Myron’s numerous recordings include the complete Mozart and Schubert piano trios with the Mozartean Players and the album Working Classical with the Loma Mar quartet for Paul McCartney. He has recorded for the Sony, DG, Dorian, Atma, Arabesque, EMI, and Oiseau-Lyre labels. He teaches regularly at the Indiana University Early Music Institute and is currently on the faculty of the Mannes School of Music where he teaches period cello and Baroque performance practice. He has also served as director of the Amherst Early Music Baroque Academy.
Get to Know Myron
If you could meet any musician, past or present, who would you choose?
Without question, J.S. Bach. The body of work he has left us is extraordinary. I have been fortunate to play his music in many of the places he lived and worked—Arnstadt, Weimar, Leipzig—and his presence is tangible. To witness him at work, composing, performing, teaching, even running a secular concert series at a coffee house while in charge of music in two major churches in Leipzig, would be awe-inspiring. Or to be sitting in the Thomaskirche listening to him improvise at the organ…

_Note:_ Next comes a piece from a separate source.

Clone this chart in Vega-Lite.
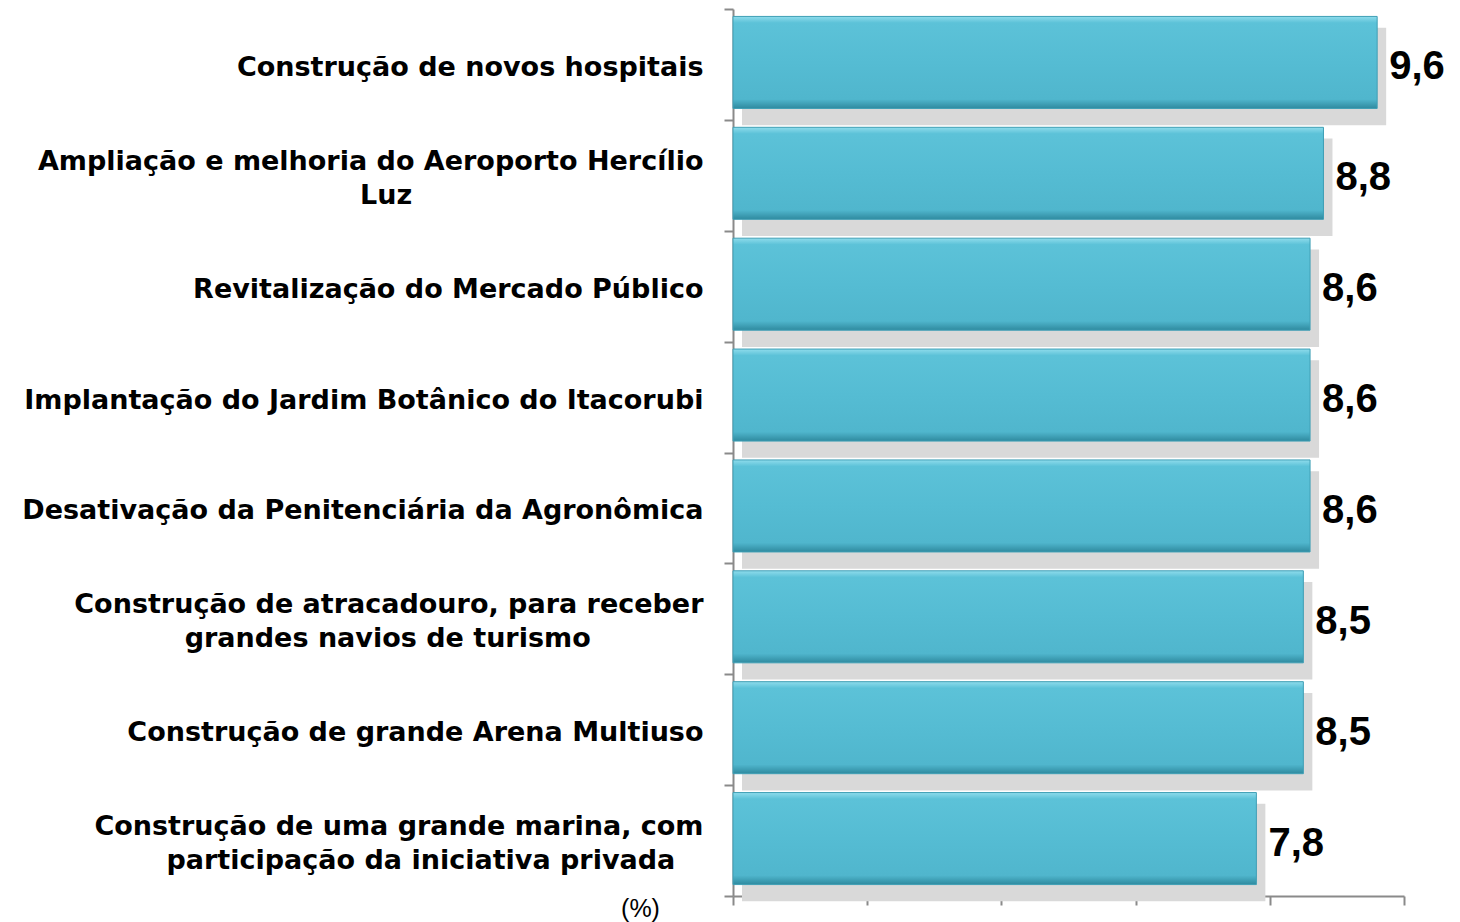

If you were to play a different instrument, what would it be?
Speaking of improvisation, (a skill equally valued in the 18th century), I actually started my musical life as a pianist, with my Juilliard-trained mother as my teacher. My father was a drummer and introduced me to the American Song Book, a rich and wonderful tradition. Perhaps my greatest musical frustration was trying to become a jazz pianist. I have such a deep respect (envy is perhaps more apt) for those who have that direct musical connection between mind and fingers.
Where are we most likely to find you when you’re not playing?
In our house in Vermont—very isolated, with a profound silence, except for the birds and the occasional coyotes. The birds seem to like when we play. We go whenever we can.